Principle 1: Continuous improvement of the sales process is a fundamental necessity.
Not really possible to argue about this one is it? You sort of have to accept it’s validity immediately, right? It’s even a bit motherhood-and-apple-pie-ish. That said, this principle can only be ignored if the sales performance of your competitors is steadily degrading. If, on the other hand, they’re getting better and you are treading water, you’re falling behind on a relative scale.
(Oh by the way, by buying into core princiapal #1, by default, you’ve also bought into core principles 2 & 3.)
Principle 2: Objective metrics are required to determine the amount and rate of improvement.
Simply stated, one literally cannot know either the amount or the rate of improvement without hard, quantitative measurements. Without empirical data, claiming that you’re better this year than you were last year is exactly equal to …let’s be polite and call it blowing smoke. You don’t know. You’re guessing. You’re making empty, unsubstantiated claims.

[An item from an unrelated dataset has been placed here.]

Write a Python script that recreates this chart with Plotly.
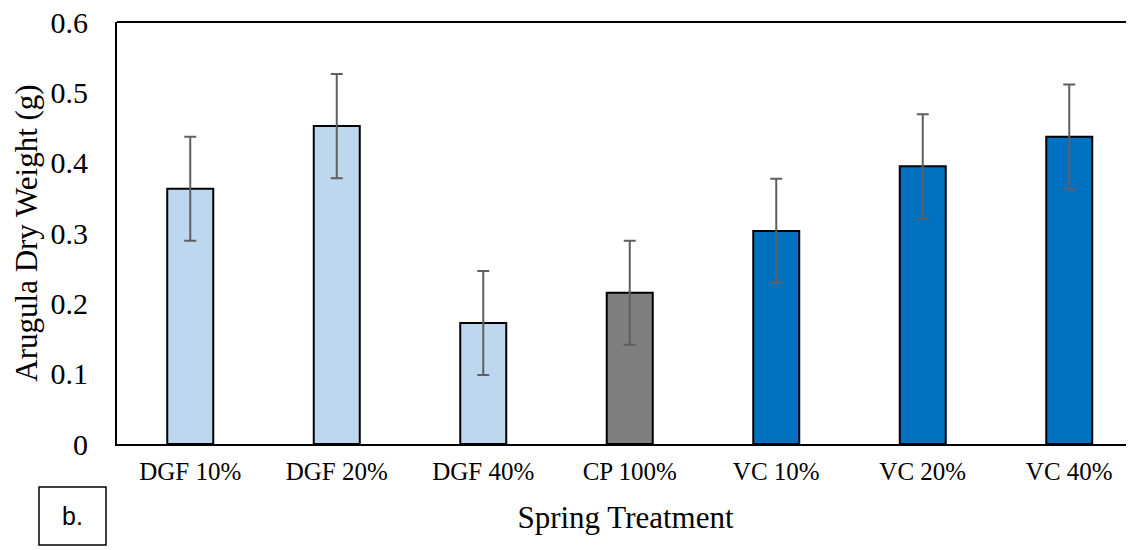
import plotly.graph_objects as go

categories = ["DGF 10%", "DGF 20%", "DGF 40%", "CP 100%", "VC 10%", "VC 20%", "VC 40%"]
values = [0.363, 0.452, 0.172, 0.215, 0.303, 0.395, 0.437]
errors = [0.074, 0.074, 0.074, 0.074, 0.074, 0.074, 0.074]
colors = ["#BDD7EE", "#BDD7EE", "#BDD7EE", "#7F7F7F", "#0070C0", "#0070C0", "#0070C0"]
y_ticks = [0, 0.1, 0.2, 0.3, 0.4, 0.5, 0.6]
y_ticktext = ["0", "0.1", "0.2", "0.3", "0.4", "0.5", "0.6"]

# page body has an 8px default margin; compensate so the visible window matches
OFF = 8
W, H = 1134 - OFF, 550 - OFF
ML, MR, MT, MB = 117 - OFF, 0, 22 - OFF, 106
serif = "Liberation Serif, Times New Roman, serif"

fig = go.Figure()
fig.add_trace(go.Bar(
    x=list(range(len(categories))), y=values,
    width=0.314,
    marker=dict(color=colors, line=dict(color="#000000", width=2)),
    error_y=dict(type="data", array=errors, visible=True, color="#5f5f5f", thickness=2, width=6),
    showlegend=False,
))

fig.update_layout(
    width=W, height=H,
    margin=dict(l=ML, r=MR, t=MT, b=MB, autoexpand=False),
    paper_bgcolor="white", plot_bgcolor="white",
    font=dict(family=serif, color="#000000"),
    xaxis=dict(
        range=[-0.5, 6.442],
        tickmode="array", tickvals=list(range(len(categories))), ticktext=categories,
        tickfont=dict(size=25, family=serif, color="#000000"),
        showgrid=False, zeroline=False,
        showline=True, linecolor="#000000", linewidth=2,
        ticks="", ticklabelstandoff=4,
        title=dict(text="Spring Treatment", font=dict(size=31, family=serif, color="#000000"), standoff=22),
    ),
    yaxis=dict(
        range=[0, 0.6],
        tickmode="array", tickvals=y_ticks, ticktext=y_ticktext,
        tickfont=dict(size=30, family=serif, color="#000000"),
        showgrid=False, zeroline=False,
        showline=True, linecolor="#000000", linewidth=2,
        ticks="", ticklabelstandoff=21, ticklabeloverflow="allow",
        title=dict(text="Arugula Dry Weight (g)", font=dict(size=31, family=serif, color="#000000"), standoff=4),
    ),
)

# top frame line
fig.add_shape(type="line", xref="paper", yref="paper", x0=0, x1=1, y0=1, y1=1,
              line=dict(color="#000000", width=2))

# "b." label box (positions given in window pixels)
pw = W - ML - MR
ph = H - MT - MB
def px_x(x):
    return (x - OFF - ML) / pw
def px_y(y):
    return (H - MB - (y - OFF)) / ph
fig.add_shape(type="rect", xref="paper", yref="paper",
              x0=px_x(39), x1=px_x(106), y0=px_y(545), y1=px_y(487),
              line=dict(color="#000000", width=1.5), fillcolor="white")
fig.add_annotation(xref="paper", yref="paper", x=px_x(72.5), y=px_y(516),
                   text="b.", showarrow=False,
                   font=dict(family="Liberation Sans, Arial, sans-serif", size=25, color="#000000"),
                   xanchor="center", yanchor="middle")

fig.write_html("out.html")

(Not to belabor the point, but simply saying something is so, without proof, does not make it so.)
Principle 3: A well defined sales process is a pre-requisite for determining meaningful sales metrics.
Humor me. Grab a paper and pencil and quickly write down the 3 or 4 key metrics you’d use to judge the performance of your wicket-keeper. I’ll wait…
OK, if you’re an American, you’re most likely clueless. Lacking any knowledge whatever regarding the wicket-keeping process, you can’t think of a single, useful wicket-keeping metric. If you are not familiar with music, try naming a few metrics to judge the performance of a bassoon player. Without knowledge regarding the bassoon-playing process, bassoon-playing metrics cannot be defined. Get it?
By definition, a company actually has a sales process only if it is documented, thoroughly understood by the entire sales force and is consistently executed by them. If any of these three components is missing, then for all practical purposes, a sales process does not exist and useful, meaningful metrics cannot be defined.
So “professional” sales rep, or “inspiring” sales manger…
Have you implemented the three core principles in reverse order? Have you defined your sales process? Are you tracking and analyzing a bunch of hard metrics based on that process? Do you have data to prove the amount and pace of your improvement?
Or do you just beat your chest and proclaim that you’re getting better day by day?